[EXERCISE BRIEF] Pull every line that holds the word "this" from the entries.

[Dataset entries]
# # # #
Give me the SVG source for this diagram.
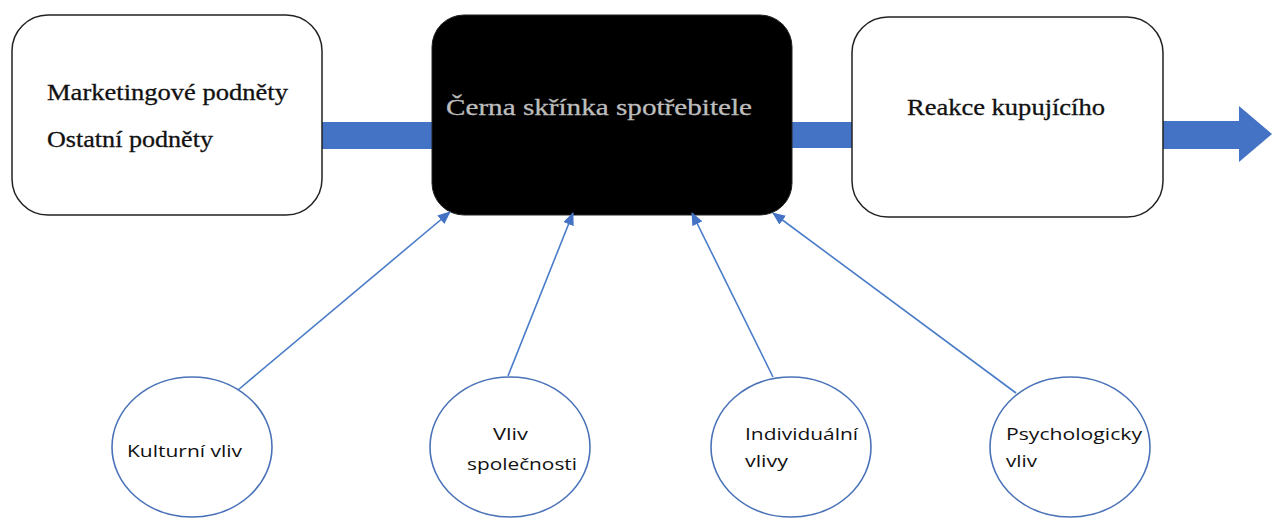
<svg xmlns="http://www.w3.org/2000/svg" width="1279" height="520" viewBox="0 0 1279 520">
<style>
.box{fill:#fff;stroke:#222;stroke-width:1.5}
.dark{fill:#000;stroke:#222;stroke-width:1}
.bar{fill:#4472C4}
.serif{font-family:"Liberation Serif","Times New Roman",serif;font-size:24px;fill:#111;stroke:#111;stroke-width:0.3}
.light{fill:#bdbdbd;stroke:#bdbdbd}
.sans{font-family:"Open Sans","Liberation Sans",sans-serif;font-size:17px;fill:#111}
.circ{fill:#fff;stroke:#4A72B8;stroke-width:1.6}
.conn{stroke:#4A7CC8;stroke-width:1.6;fill:none}
</style>
<defs>
<marker id="ah" markerWidth="13" markerHeight="11" refX="12" refY="5.5" orient="auto" markerUnits="userSpaceOnUse">
<path d="M0,0 L13,5.5 L0,11 Z" fill="#4472C4"/>
</marker>
</defs>
<rect width="1279" height="520" fill="#fff"/>
<g id="bars">
<rect class="bar" x="320" y="122" width="115" height="27"/>
<rect class="bar" x="790" y="122" width="65" height="26"/>
<path class="bar" d="M1161,121 H1239 V106 L1272,134 L1239,162 V149 H1161 Z"/>
</g>
<g id="node-inputs">
<rect class="box" x="12" y="15" width="310" height="200" rx="36"/>
<text class="serif" x="47" y="100" textLength="241" lengthAdjust="spacingAndGlyphs">Marketingové podněty</text>
<text class="serif" x="47" y="147" textLength="166" lengthAdjust="spacingAndGlyphs">Ostatní podněty</text>
</g>
<g id="node-blackbox">
<rect class="dark" x="432" y="15" width="360" height="200" rx="32"/>
<text class="serif light" x="446" y="115" textLength="306" lengthAdjust="spacingAndGlyphs">Černa  skřínka spotřebitele</text>
</g>
<g id="node-reaction">
<rect class="box" x="852" y="17" width="311" height="200" rx="36"/>
<text class="serif" x="907" y="115" textLength="198" lengthAdjust="spacingAndGlyphs">Reakce kupujícího</text>
</g>
<g id="connectors">
<line class="conn" x1="238" y1="390" x2="450" y2="212" marker-end="url(#ah)"/>
<line class="conn" x1="508" y1="376" x2="573" y2="213" marker-end="url(#ah)"/>
<line class="conn" x1="773" y1="377" x2="692" y2="213" marker-end="url(#ah)"/>
<line class="conn" x1="1016" y1="393" x2="773" y2="213" marker-end="url(#ah)"/>
</g>
<g id="node-kulturni">
<ellipse class="circ" cx="192" cy="447" rx="80" ry="70"/>
<text class="sans" x="127" y="457" textLength="115" lengthAdjust="spacingAndGlyphs">Kulturní vliv</text>
</g>
<g id="node-spolecnost">
<ellipse class="circ" cx="510" cy="447" rx="80" ry="70"/>
<text class="sans" x="493" y="440" textLength="35" lengthAdjust="spacingAndGlyphs">Vliv</text>
<text class="sans" x="467" y="470" textLength="110" lengthAdjust="spacingAndGlyphs">společnosti</text>
</g>
<g id="node-individualni">
<ellipse class="circ" cx="791" cy="447" rx="80" ry="70"/>
<text class="sans" x="745" y="440" textLength="113" lengthAdjust="spacingAndGlyphs">Individuální</text>
<text class="sans" x="745" y="467" textLength="43" lengthAdjust="spacingAndGlyphs">vlivy</text>
</g>
<g id="node-psychologicky">
<ellipse class="circ" cx="1070" cy="447" rx="80" ry="70"/>
<text class="sans" x="1006" y="440" textLength="136" lengthAdjust="spacingAndGlyphs">Psychologicky</text>
<text class="sans" x="1006" y="467" textLength="31" lengthAdjust="spacingAndGlyphs">vliv</text>
</g>
</svg>
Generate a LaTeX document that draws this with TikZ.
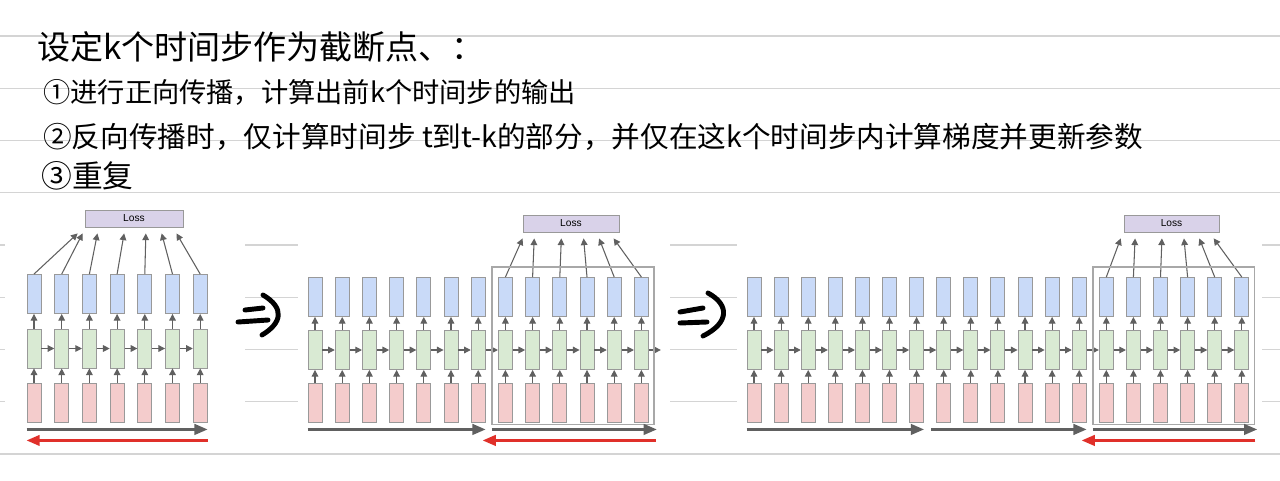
\documentclass[tikz,border=0pt]{standalone}
\usepackage{fontspec}
\setsansfont{Liberation Sans}
\newfontfamily\cjk{Noto Sans CJK SC}
\usetikzlibrary{arrows.meta,calc}
\definecolor{paperline}{HTML}{D4D4D4}
\definecolor{outblue}{HTML}{C9DAF8}
\definecolor{hidgreen}{HTML}{D9EAD3}
\definecolor{inred}{HTML}{F4CCCC}
\definecolor{losspurple}{HTML}{D9D2E9}
\definecolor{boxgray}{HTML}{999999}
\definecolor{arrgray}{HTML}{606060}
\definecolor{backred}{HTML}{E0302A}
\begin{document}
\begin{tikzpicture}[x=0.02cm,y=-0.02cm,
  cell/.style={draw=boxgray,line width=.5pt,minimum width=.28cm,minimum height=.78cm,inner sep=0pt},
  outcell/.style={cell,fill=outblue},
  hidcell/.style={cell,fill=hidgreen},
  incell/.style={cell,fill=inred},
  lossbox/.style={draw=boxgray,line width=.5pt,fill=losspurple,minimum height=.34cm,inner sep=0pt,
    font=\sffamily\fontsize{5.8}{7}\selectfont},
  flow/.style={arrgray,line width=.6pt,-{Triangle[length=3.8pt,width=3.8pt]}},
  timearrow/.style={arrgray,line width=1.4pt,-{Triangle[length=7.5pt,width=6pt]}},
  backarrow/.style={timearrow,backred},
  window/.style={draw=boxgray!85,line width=.8pt},
  thenmark/.style={black,line width=2.8pt,line cap=round},
  note/.style={anchor=west,inner sep=0pt}]
\useasboundingbox[fill=white] (0,0) rectangle (1280,480);
% lined paper
\foreach \k in {0,...,8}
  \draw[paperline,line width=.8pt] (0,{36+52.25*\k}) -- (1280,{36+52.25*\k});
\fill[white] (5,203) rectangle (245,449);
\fill[white] (298,203) rectangle (670,449);
\fill[white] (737,203) rectangle (1262,449);
% handwritten notes
\node[note,font=\cjk\fontsize{18.8}{20}\selectfont] (title) at (37,47) {设定k个时间步作为截断点、：};
\node[note,font=\cjk\fontsize{15.5}{18}\selectfont] (step1) at (43,92) {①进行正向传播，计算出前k个时间步的输出};
\node[note,font=\cjk\fontsize{16.3}{18}\selectfont] (step2) at (43,137) {②反向传播时，仅计算时间步 t到t-k的部分，并仅在这k个时间步内计算梯度并更新参数};
\node[note,font=\cjk\fontsize{17.5}{20}\selectfont] (step3) at (41,176) {③重复};
% unrolled RNNs: id / first x / spacing / length / y of output / y of hidden
\foreach \d/\xa/\dx/\n/\yo/\yh in {1/34/27.7/7/294/348.5, 2/315/27.2/13/297/350, 3/754/27.1/19/297/350} {
  \foreach \i in {1,...,\n} {
    \node[outcell] (o\d-\i) at ({\xa+(\i-1)*\dx},\yo) {};
    \node[hidcell] (h\d-\i) at ({\xa+(\i-1)*\dx},\yh) {};
    \node[incell] (x\d-\i) at ({\xa+(\i-1)*\dx},402.5) {};
    \draw[flow] (x\d-\i) -- (h\d-\i);
    \draw[flow] (h\d-\i) -- (o\d-\i);
  }
  \foreach \i in {2,...,\n} {
    \pgfmathtruncatemacro\j{\i-1}
    \draw[flow] (h\d-\j) -- (h\d-\i);
  }
}
\coordinate (h2-out) at ($(h2-13.east)+(12,0)$);
\draw[flow] (h2-13) -- (h2-out);
% loss boxes
\node[lossbox,minimum width=1.96cm] (loss1) at (134,218.5) {Loss};
\node[lossbox,minimum width=1.92cm] (loss2) at (571,223.5) {Loss};
\node[lossbox,minimum width=1.90cm] (loss3) at (1171.5,223.5) {Loss};
\foreach \i/\f in {1/-0.07,2/-0.02,3/0.13,4/0.40,5/0.62,6/0.78,7/0.93} {
  \coordinate (in1-\i) at ($(loss1.south west)!\f!(loss1.south east)+(0,6)$);
  \draw[flow] (o1-\i.north) -- (in1-\i);
}
\foreach \i/\f in {8/0,9/0.12,10/0.40,11/0.63,12/0.79,13/0.94} {
  \coordinate (in2-\i) at ($(loss2.south west)!\f!(loss2.south east)+(0,6)$);
  \draw[flow] (o2-\i.north) -- (in2-\i);
}
\foreach \i/\f in {14/-0.03,15/0.12,16/0.40,17/0.63,18/0.79,19/0.94} {
  \coordinate (in3-\i) at ($(loss3.south west)!\f!(loss3.south east)+(0,6)$);
  \draw[flow] (o3-\i.north) -- (in3-\i);
}
% truncation windows
\draw[window] ($(o2-8.north west)+(-6,-10)$) coordinate (w2a) rectangle ($(x2-13.south east)+(5,2)$) coordinate (w2b);
\draw[window] ($(o3-14.north west)+(-6,-10)$) coordinate (w3a) rectangle ($(x3-19.south east)+(5,2)$) coordinate (w3b);
% forward and backward passes
\draw[timearrow] ($(x1-1.south west)+(0,7)$) -- ($(x1-7.south east)+(0,7)$);
\draw[backarrow] ($(x1-7.south east)+(0,18)$) -- ($(x1-1.south west)+(0,18)$);
\draw[timearrow] ($(x2-1.south west)+(0,7)$) -- ($(x2-7.south east)+(0,7)$);
\draw[timearrow] ($(w2a|-x2-8.south)+(0,7)$) -- ($(w2b|-x2-8.south)+(3,7)$);
\draw[backarrow] ($(w2b|-x2-8.south)+(2,18)$) -- ($(x2-7.south east)+(-3,18)$);
\draw[timearrow] ($(x3-1.south west)+(0,7)$) -- ($(x3-7.south east)+(0,7)$);
\draw[timearrow] ($(x3-8.south west)+(-5,7)$) -- ($(x3-13.south east)+(0,7)$);
\draw[timearrow] ($(w3a|-x3-14.south)+(0,7)$) -- ($(w3b|-x3-14.south)+(3,7)$);
\draw[backarrow] ($(w3b|-x3-14.south)+(1,18)$) -- ($(x3-13.south east)+(-5,18)$);
% hand drawn implication marks
\draw[thenmark] (245,310) -- (263,308);
\draw[thenmark] (238,322) -- (268,320);
\draw[thenmark] (263,295) .. controls (285,308) and (282,323) .. (262,335);
\draw[thenmark] (680,312) -- (703,308);
\draw[thenmark] (680,323) -- (707,322);
\draw[thenmark] (708,293) .. controls (730,305) and (729,323) .. (703,336);
\end{tikzpicture}
\end{document}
# # # #
[SOLVED EXERCISE]
Give me the SVG source for this diagram.
Generate a LaTeX document that draws this with TikZ.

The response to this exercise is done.